• **What you need to do**: Omit pictures and quote the listing below line by line, from its start through the line that holds "fps_err = [0.0004, 0.00045, 0.00035, 0.0005, 0.0004]".

[Dataset excerpt]
>>>

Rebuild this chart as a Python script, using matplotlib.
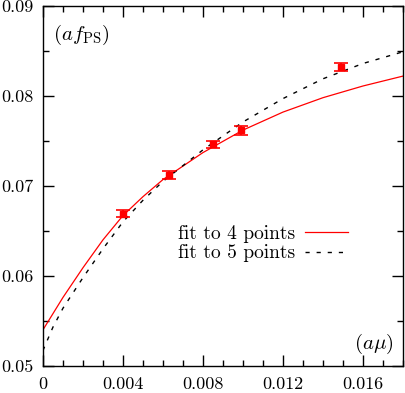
import matplotlib.pyplot as plt
from matplotlib.ticker import MultipleLocator, FixedFormatter, FixedLocator

plt.rcParams['font.family'] = 'serif'
plt.rcParams['font.serif'] = ['cmr10', 'DejaVu Serif']
plt.rcParams['mathtext.fontset'] = 'cm'
plt.rcParams['axes.formatter.use_mathtext'] = True

# Data points (a mu, a f_PS) with errors
mu = [0.0040, 0.0063, 0.0085, 0.0099, 0.0149]
fps = [0.0669, 0.0712, 0.0746, 0.0762, 0.0832]
fps_err = [0.0004, 0.00045, 0.00035, 0.0005, 0.0004]

# Fit curves
fit4_x = [0.0, 0.0005, 0.001, 0.002, 0.003, 0.004, 0.005, 0.006, 0.008,
          0.010, 0.012, 0.014, 0.016, 0.018]
fit4_y = [0.0540, 0.0558, 0.0576, 0.0609, 0.0640, 0.0667, 0.0688, 0.0707,
          0.0737, 0.0762, 0.0782, 0.0798, 0.0811, 0.0822]
fit5_x = [0.0, 0.0005, 0.001, 0.002, 0.003, 0.004, 0.005, 0.006, 0.008,
          0.010, 0.012, 0.014, 0.016, 0.018]
fit5_y = [0.0517, 0.0543, 0.0564, 0.0598, 0.0630, 0.0660, 0.0684, 0.0705,
          0.0740, 0.0771, 0.0797, 0.0819, 0.0836, 0.0849]

xticks = [0, 0.004, 0.008, 0.012, 0.016]
xticklabels = ['0', '0.004', '0.008', '0.012', '0.016']
yticks = [0.05, 0.06, 0.07, 0.08, 0.09]
yticklabels = ['0.05', '0.06', '0.07', '0.08', '0.09']

fig = plt.figure(figsize=(4.05, 3.93), dpi=100)
ax = fig.add_axes([0.106, 0.069, 0.889, 0.916])

ax.plot(fit4_x, fit4_y, color='#ff0000', lw=0.9, label='fit to 4 points')
ax.plot(fit5_x, fit5_y, color='black', lw=1.0, dashes=(3, 5),
        label='fit to 5 points')
ax.errorbar(mu, fps, yerr=fps_err, fmt='s', color='#ff0000', ms=4.5,
            capsize=5, elinewidth=1.2, capthick=1.2)

ax.set_xlim(0, 0.018)
ax.set_ylim(0.05, 0.09)
ax.xaxis.set_major_locator(FixedLocator(xticks))
ax.xaxis.set_major_formatter(FixedFormatter(xticklabels))
ax.xaxis.set_minor_locator(MultipleLocator(0.001))
ax.yaxis.set_major_locator(FixedLocator(yticks))
ax.yaxis.set_major_formatter(FixedFormatter(yticklabels))
ax.yaxis.set_minor_locator(MultipleLocator(0.005))
ax.tick_params(which='both', direction='in', top=True, right=True,
               labelsize=13, width=1.0)
ax.tick_params(which='major', length=8, pad=7)
ax.tick_params(axis='x', which='major', pad=7.5)
ax.tick_params(which='minor', length=4.5)
for s in ax.spines.values():
    s.set_linewidth(1.0)

ax.text(0.028, 0.918, r'$(af_{\rm PS})$', transform=ax.transAxes,
        fontsize=15, va='center', ha='left')
ax.text(0.975, 0.06, r'$(a\mu)$', transform=ax.transAxes,
        fontsize=15, va='center', ha='right')

ax.legend(loc='center right', bbox_to_anchor=(0.895, 0.34), frameon=False,
          markerfirst=False, fontsize=14, handlelength=2.2,
          labelspacing=0.1, handletextpad=0.5)

fig.savefig('out.png', dpi=100)
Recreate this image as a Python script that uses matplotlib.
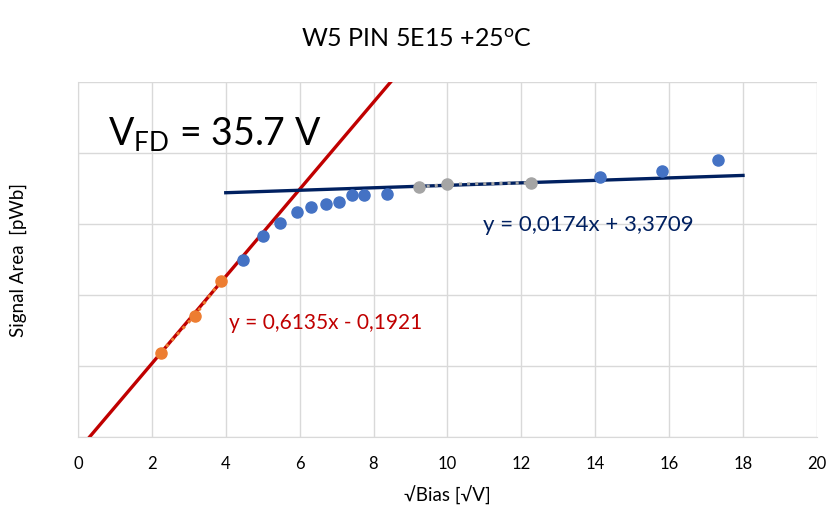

<<<

• **Solution**:
Rebuild this chart as a Python script, using matplotlib.
import matplotlib.pyplot as plt
from matplotlib.ticker import MultipleLocator, FixedFormatter, FixedLocator

plt.rcParams['font.family'] = 'serif'
plt.rcParams['font.serif'] = ['cmr10', 'DejaVu Serif']
plt.rcParams['mathtext.fontset'] = 'cm'
plt.rcParams['axes.formatter.use_mathtext'] = True

# Data points (a mu, a f_PS) with errors
mu = [0.0040, 0.0063, 0.0085, 0.0099, 0.0149]
fps = [0.0669, 0.0712, 0.0746, 0.0762, 0.0832]
fps_err = [0.0004, 0.00045, 0.00035, 0.0005, 0.0004]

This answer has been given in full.